Third, pattern classification override. Market commentary revealed that algorithmic systems had categorized Middle East tensions as “recurring but non-disruptive” based on pattern matching against recent history. Since threats over the previous several years had not resulted in sustained supply disruption—itself evidence of the suppression pattern being established—algorithms treated new threats as noise to fade automatically. Each failed materialization of threats validated algorithmic scepticism, creating a self-fulfilling stability trap.
The October 7, 2023 Example: The Hamas attack on Israel and subsequent military operations occurred in proximity to major Persian Gulf production facilities and shipping lanes—precisely the type of regional instability that historically commanded sustained risk premiums given potential escalation scenarios. Initial price response was modest and short-lived, with algorithmic selling quickly overwhelming any human buying driven by fundamental analysis of escalation risks. Within weeks, prices had fully reversed initial gains and continued declining despite ongoing conflict.
Case Study 3: Venezuela—The Inversion Pattern (January 2025-2026)
U.S. interventions against Venezuelan oil supply in January 2025-2026 provided clear evidence of algorithmic suppression evolving into systematic inversion. Venezuela possesses the world’s largest proven oil reserves and continues producing significant volumes despite political and economic challenges.
Historical Context: Historical Venezuelan supply disruptions produced substantial market responses. The 2002-2003 Venezuelan oil workers’ strike—a labor action that reduced but did not eliminate production—caused major price increases that sustained until production recovered. The pattern was clear: threats to Venezuelan supply, even from internal factors, commanded immediate risk premiums.
The Maduro Operation (January 3, 2025)
U.S. military operations resulting in the capture of President Maduro and regime change represented perhaps the most significant geopolitical intervention against a major oil producer since the Gulf War. The operation created maximum uncertainty: Would production continue under interim government? Would internal resistance disrupt operations? Would civil conflict emerge? Would international recognition follow?
Response Pattern—Delayed and Muted: The market response exhibited several characteristics inconsistent with historical patterns:
Absence of immediate reaction. When news broke during trading hours, prices initially declined slightly rather than spiking. This suggests algorithmic systems interpreted regime change in a major oil producer as either irrelevant or as a signal to sell rather than buy—a complete inversion of fundamental analysis logic.
Delayed and minimal peak. Any upward price movement occurred days after the event rather than immediately, suggesting human traders gradually overcame algorithmic selling rather than markets recognizing supply risk automatically. The magnitude of the peak movement was far below historical precedents for comparable events—the 2002 strike produced several times greater response despite involving no regime change or military intervention.

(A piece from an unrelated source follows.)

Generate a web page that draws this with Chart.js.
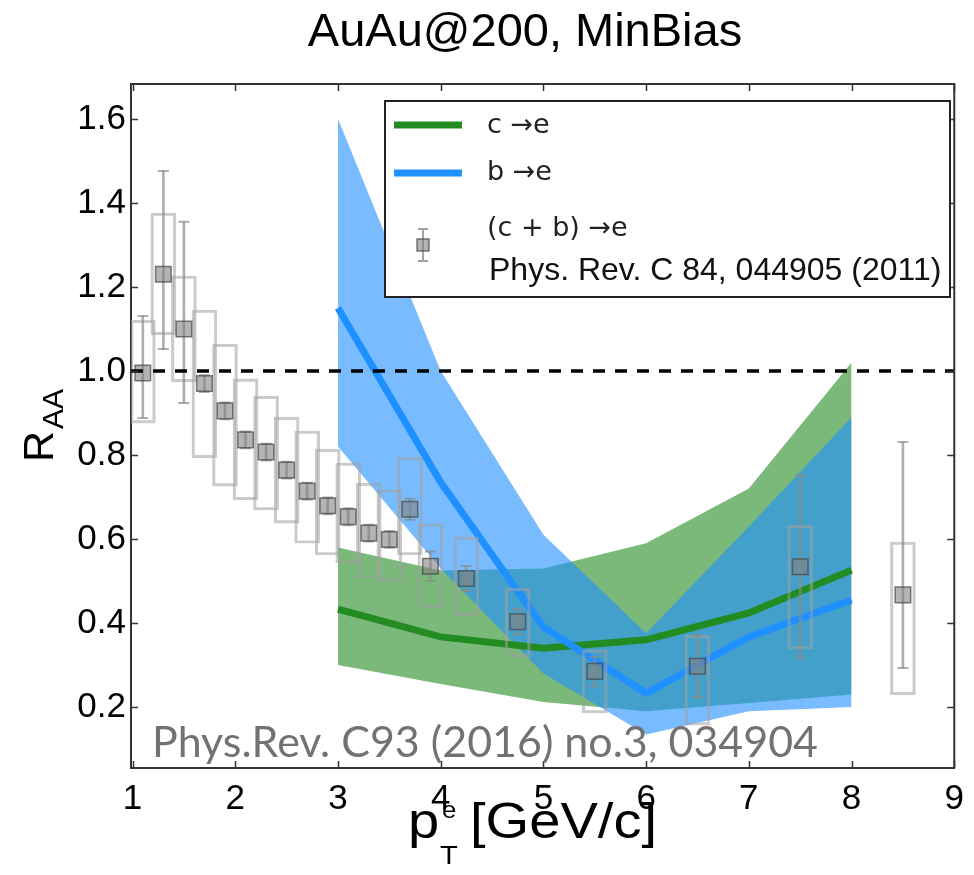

Rapid reversal and decline. Whatever upward movement occurred proved short-lived, with prices declining steadily in subsequent weeks. Within the month, prices traded below pre-intervention levels—as if the operation had somehow reduced rather than increased supply uncertainty.
The Marinera Seizure and the Shadow Fleet Embargo (December 2025-January 2026)
The enforcement of U.S. maritime embargo against Venezuelan oil revealed the market’s complete disconnection from geopolitical supply risk through an extended enforcement operation that culminated in early January 2026.
Background: In December 2025, the United States imposed a comprehensive maritime embargo on oil tankers operating in Venezuelan waters, targeting the so-called “shadow fleet” of vessels used to move sanctioned oil from Russia, Iran, and Venezuela. These vessels represented a critical component of global sanctioned oil trade, with their interdiction carrying significant implications for both Venezuelan production exports and broader sanctioned oil flows.
The 19-Day Chase: On December 20, 2025, U.S. forces attempted to intercept the Bella 1—a shadow fleet tanker under U.S. sanctions for 18 months, suspected of carrying cargo possibly for Hezbollah—as it approached Venezuelan waters in the Caribbean. The vessel, fraudulently flying the Guyanese flag, refused orders to stop and fled toward the Atlantic, initiating what media characterized as a “slow-speed chase” across the Atlantic Ocean lasting 19 days.
As the vessel fled, its crew appealed to Russia for protection, viewing Moscow as the only power capable of deterring U.S. action. On New Year’s Eve, Russia responded by officially reflagging the vessel, adding it to Russia’s shipping registry, renaming it Marinera, and painting a Russian flag on its hull. Moscow then issued formal diplomatic warnings to Washington and dispatched a submarine and naval assets to escort and protect the vessel—a significant escalation that placed Russian military forces between the fleeing tanker and pursuing U.S. forces.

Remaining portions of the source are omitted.